MOSCOW — Evgenia Medvedeva has bugs in her head. At least that’s how the world’s top women’s figure skater calls the little demons and doubts that she needs for success.

Just 17 years of age and already a two-time world champion, the Russian prodigy cruised to victory in the season’s opening Grand Prix event Saturday, keeping her on course as favorite for the Olympic gold medal in February.

Despite her dominance, Medvedeva said she’s on an emotional tightrope every time she skates, and that’s how she likes it.

A devotee of old-fashioned self-motivation — she’s never worked with a sports psychologist — Medvedeva likes to skate with a few doubts and hang-ups, known colloquially in Russian as “bugs in your head.”

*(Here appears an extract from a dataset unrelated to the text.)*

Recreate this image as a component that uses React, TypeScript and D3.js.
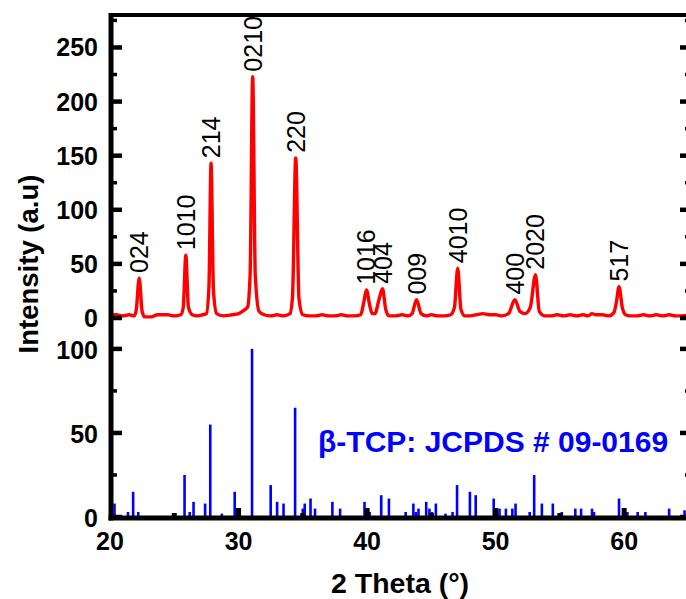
import React from "react";
import * as d3 from "d3";

// ---- Data ----
// Measured XRD pattern (2θ, intensity)
const patternTheta = [
  20.0, 20.5, 21.0, 21.5, 21.9, 22.05, 22.27, 22.5, 22.7, 23.2, 23.7, 24.5, 25.0, 25.5,
  25.7, 25.9, 26.1, 26.4, 26.8, 27.2, 27.5, 27.7, 27.86, 28.05, 28.3, 28.8, 29.5, 30.0,
  30.4, 30.7, 30.9, 31.1, 31.3, 31.6, 32.0, 32.5, 33.0, 33.5, 34.0, 34.2, 34.45, 34.7,
  35.0, 35.5, 36.0, 36.5, 37.0, 37.5, 38.0, 38.5, 39.0, 39.5, 39.75, 39.95, 40.2, 40.4,
  40.6, 40.95, 41.2, 41.45, 41.7, 42.2, 42.7, 43.2, 43.5, 43.85, 44.2, 44.6, 45.0, 45.5,
  46.0, 46.5, 46.8, 47.05, 47.3, 47.6, 48.0, 48.5, 49.0, 49.5, 50.0, 50.5, 51.0, 51.5,
  51.9, 52.3, 52.7, 53.1, 53.4, 53.8, 54.3, 54.8, 55.3, 55.8, 56.3, 56.8, 57.2, 57.5,
  57.8, 58.3, 58.8, 59.2, 59.4, 59.6, 59.85, 60.1, 60.5, 61.0, 61.5, 62.0, 62.5, 63.0,
  63.5, 64.0, 64.5, 65.2,
];
const patternIntensity = [
  3, 3, 2, 3, 2, 8, 37, 6, 1, 1, 3, 3, 2, 3,
  10, 58, 10, 3, 2, 3, 4, 30, 143, 25, 4, 2, 3, 4,
  7, 10, 40, 223, 40, 6, 3, 2, 3, 2, 4, 20, 148, 18,
  3, 2, 2, 3, 2, 2, 3, 2, 2, 3, 15, 26, 12, 4,
  4, 18, 27, 8, 2, 2, 3, 2, 4, 17, 4, 2, 3, 2,
  2, 3, 10, 46, 8, 2, 2, 3, 4, 3, 3, 2, 4, 17,
  6, 4, 10, 40, 6, 2, 2, 3, 2, 3, 2, 3, 2, 4,
  3, 3, 2, 5, 15, 29, 10, 3, 2, 2, 3, 2, 3, 2,
  3, 2, 2, 3,
];

// Peak labels (hkl) with position and peak height
const peakLabels = ["024", "1010", "214", "0210", "220", "1016", "404", "009", "4010", "400", "2020", "517"];
const peakTheta = [22.27, 25.9, 27.86, 31.1, 34.45, 39.95, 41.2, 43.85, 47.05, 51.5, 53.1, 59.6];
const peakHeight = [37, 58, 143, 223, 148, 26, 27, 17, 46, 17, 40, 29];

// JCPDS 09-0169 reference sticks
const stickTheta = [
  20.35, 21.4, 21.8, 22.2, 25.8, 26.2, 26.5, 27.4, 27.8, 28.7, 29.7, 31.05, 32.5, 33.0,
  33.5, 34.4, 35.0, 35.15, 35.6, 35.95, 37.3, 37.9, 39.8, 40.2, 41.1, 41.7, 43.0, 43.6,
  43.8, 44.0, 44.6, 44.85, 45.05, 45.35, 46.1, 46.65, 47.0, 48.0, 48.45, 49.85, 50.1, 50.3,
  50.8, 51.3, 51.55, 52.65, 53.0, 53.6, 54.45, 55.15, 56.2, 56.65, 57.5, 57.65, 59.6, 60.25,
  61.05, 61.65, 63.5, 64.7,
];
const stickIntensity = [
  8, 3, 15, 3, 25, 3, 9, 8, 55, 2, 15, 100, 19, 9,
  8, 65, 5, 8, 11, 5, 9, 5, 9, 3, 13, 11, 3, 8,
  3, 5, 9, 5, 3, 8, 2, 3, 19, 15, 13, 11, 3, 5,
  5, 5, 8, 3, 25, 8, 8, 3, 5, 5, 5, 3, 11, 3,
  3, 3, 5, 4,
];

const topTicks = [0, 50, 100, 150, 200, 250];
const topMinor = [25, 75, 125, 175, 225, 275];
const botTicks = [0, 50, 100];
const botMinor = [25, 75];
const xTicks = [20, 30, 40, 50, 60];
const xMinor = [25, 35, 45, 55, 65];

const legendText = "β-TCP: JCPDS # 09-0169";
const xTitle = "2 Theta (°)";
const yTitle = "Intensity (a.u)";

export default function App() {
  const W = 686;
  const H = 599;
  const axisX = 111;
  const rightX = 691;
  const topY = 15;
  const botY = 518;

  const x = d3.scaleLinear().domain([20, 65.2]).range([110, 691]);
  const yTop = d3.scaleLinear().domain([0, 280]).range([318, 15]);
  const yBot = d3.scaleLinear().domain([0, 116]).range([517, 322]);

  const pts: [number, number][] = patternTheta.map((t, i) => [t, patternIntensity[i]]);
  const line = d3
    .line<[number, number]>()
    .x((d) => x(d[0]))
    .y((d) => yTop(d[1]))
    .curve(d3.curveMonotoneX);

  const font = "'Liberation Sans', Arial, Helvetica, sans-serif";

  return (
    <svg width={W} height={H} style={{ position: "absolute", left: 0, top: 0 }} fontFamily={font}>
      <rect width={W} height={H} fill="#fff" />
      <defs>
        <clipPath id="plot">
          <rect x={axisX} y={topY} width={rightX - axisX} height={botY - topY} />
        </clipPath>
      </defs>

      {/* sticks */}
      <g clipPath="url(#plot)">
        {stickTheta.map((t, i) => (
          <line
            key={"s" + i}
            x1={x(t)}
            x2={x(t)}
            y1={yBot(0)}
            y2={yBot(stickIntensity[i])}
            stroke="#0000ff"
            strokeWidth={2.6}
          />
        ))}
        <path d={line(pts) || ""} fill="none" stroke="#ff0000" strokeWidth={3.4} strokeLinejoin="round" />
      </g>

      {/* peak labels */}
      {peakLabels.map((lab, i) => {
        const px = x(peakTheta[i]);
        const py = yTop(peakHeight[i]) - 5;
        return (
          <text
            key={"p" + i}
            transform={`translate(${px},${py}) rotate(-90)`}
            dy="0.36em"
            fontSize={25}
            fill="#000"
          >
            {lab}
          </text>
        );
      })}

      {/* legend */}
      <text x={318} y={452} fontSize={30} fontWeight="bold" fill="#0000ff">
        {legendText}
      </text>

      {/* frame */}
      <line x1={axisX} x2={rightX + 3} y1={topY} y2={topY} stroke="#000" strokeWidth={4} />
      <line x1={axisX} x2={axisX} y1={topY - 2} y2={botY + 2.5} stroke="#000" strokeWidth={5} />
      <line x1={rightX} x2={rightX} y1={topY - 2} y2={botY + 2.5} stroke="#000" strokeWidth={5} />
      <line x1={axisX - 2.5} x2={rightX + 3} y1={botY} y2={botY} stroke="#000" strokeWidth={5} />

      {/* y ticks top */}
      {topTicks.map((v) => (
        <g key={"tt" + v}>
          <line x1={axisX} x2={axisX + 11} y1={yTop(v)} y2={yTop(v)} stroke="#000" strokeWidth={4.5} />
          <line x1={rightX} x2={rightX - 11} y1={yTop(v)} y2={yTop(v)} stroke="#000" strokeWidth={4.5} />
          <text x={98} y={yTop(v)} dy="0.36em" textAnchor="end" fontSize={25} fontWeight="bold">
            {v}
          </text>
        </g>
      ))}
      {topMinor.map((v) => (
        <g key={"tm" + v}>
          <line x1={axisX} x2={axisX + 6} y1={yTop(v)} y2={yTop(v)} stroke="#000" strokeWidth={3.5} />
          <line x1={rightX} x2={rightX - 6} y1={yTop(v)} y2={yTop(v)} stroke="#000" strokeWidth={3.5} />
        </g>
      ))}
      {/* y ticks bottom */}
      {botTicks.map((v) => (
        <g key={"bt" + v}>
          <line x1={axisX} x2={axisX + 11} y1={yBot(v)} y2={yBot(v)} stroke="#000" strokeWidth={4.5} />
          <line x1={rightX} x2={rightX - 11} y1={yBot(v)} y2={yBot(v)} stroke="#000" strokeWidth={4.5} />
          <text x={98} y={yBot(v) + 1} dy="0.36em" textAnchor="end" fontSize={25} fontWeight="bold">
            {v}
          </text>
        </g>
      ))}
      {botMinor.map((v) => (
        <g key={"bm" + v}>
          <line x1={axisX} x2={axisX + 6} y1={yBot(v)} y2={yBot(v)} stroke="#000" strokeWidth={3.5} />
          <line x1={rightX} x2={rightX - 6} y1={yBot(v)} y2={yBot(v)} stroke="#000" strokeWidth={3.5} />
        </g>
      ))}

      {/* x ticks */}
      {xTicks.map((v) => (
        <g key={"xt" + v}>
          {v > 20 && (
            <line x1={x(v)} x2={x(v)} y1={botY} y2={botY - 10} stroke="#000" strokeWidth={5} />
          )}
          <text x={x(v)} y={541} dy="0.36em" textAnchor="middle" fontSize={25} fontWeight="bold">
            {v}
          </text>
        </g>
      ))}
      {xMinor.map((v) => (
        <line key={"xm" + v} x1={x(v)} x2={x(v)} y1={botY} y2={botY - 5} stroke="#000" strokeWidth={5} />
      ))}

      {/* axis titles */}
      <text x={400} y={583} dy="0.36em" textAnchor="middle" fontSize={28.5} fontWeight="bold">
        {xTitle}
      </text>
      <text
        transform={`translate(28,264) rotate(-90)`}
        dy="0.36em"
        textAnchor="middle"
        fontSize={27.5}
        fontWeight="bold"
      >
        {yTitle}
      </text>
    </svg>
  );
}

“You need these bugs because they make you disciplined,” she said Sunday. Without them, Medvedeva said she’d relax too much and make mistakes, but “too many of these bugs can cause you horrible problems too, when they start eating at you from inside.”

Medvedeva has kept her balance with consummate skill so far. She’s undefeated in almost two years.

Medvedeva is reluctant to discuss the Olympics, where she seems almost certain to be Russia’s top medal contender. Reigning champion Adelina Sotnikova isn’t skating this season citing injury, while Sochi’s breakout star Yulia Lipnitskaya has retired following battles with anorexia.

Asked about her No. 1 status on the Russian team, Medvedeva said simply: “For me, the main thing is not to think about it at all, just go out and do what I love to do.”

Off the ice, she’s an often light-hearted figure who jokes with teammates, practices intensely and enjoys South Korean pop music.

On it, she’s fiercely competitive and drawn to programs marked by passionate emotion — often with a dark side.

In her free program this season, Medvedeva takes on the role of Anna Karenina, the doomed heroine of the 19th-century Russian novel of the same name. The Karenina of the novel is a married woman and a mother, not to mention a literary icon, but Medvedeva says her youth is no barrier to taking on the role.

“If you go back to the time of Anna Karenina, when the novel was written, then if a girl’s already 25 or 26 and she’s unmarried, she’s considered a spinster,” Medvedeva said. “So I don’t think I’m not old enough, because I’m almost 18, and I can skate that character from within as she should be skated.”

Dramatic performances let you “skate your emotions to the fullest,” Medvedeva said Sunday. “I mean suffering, compassion, contemplation.”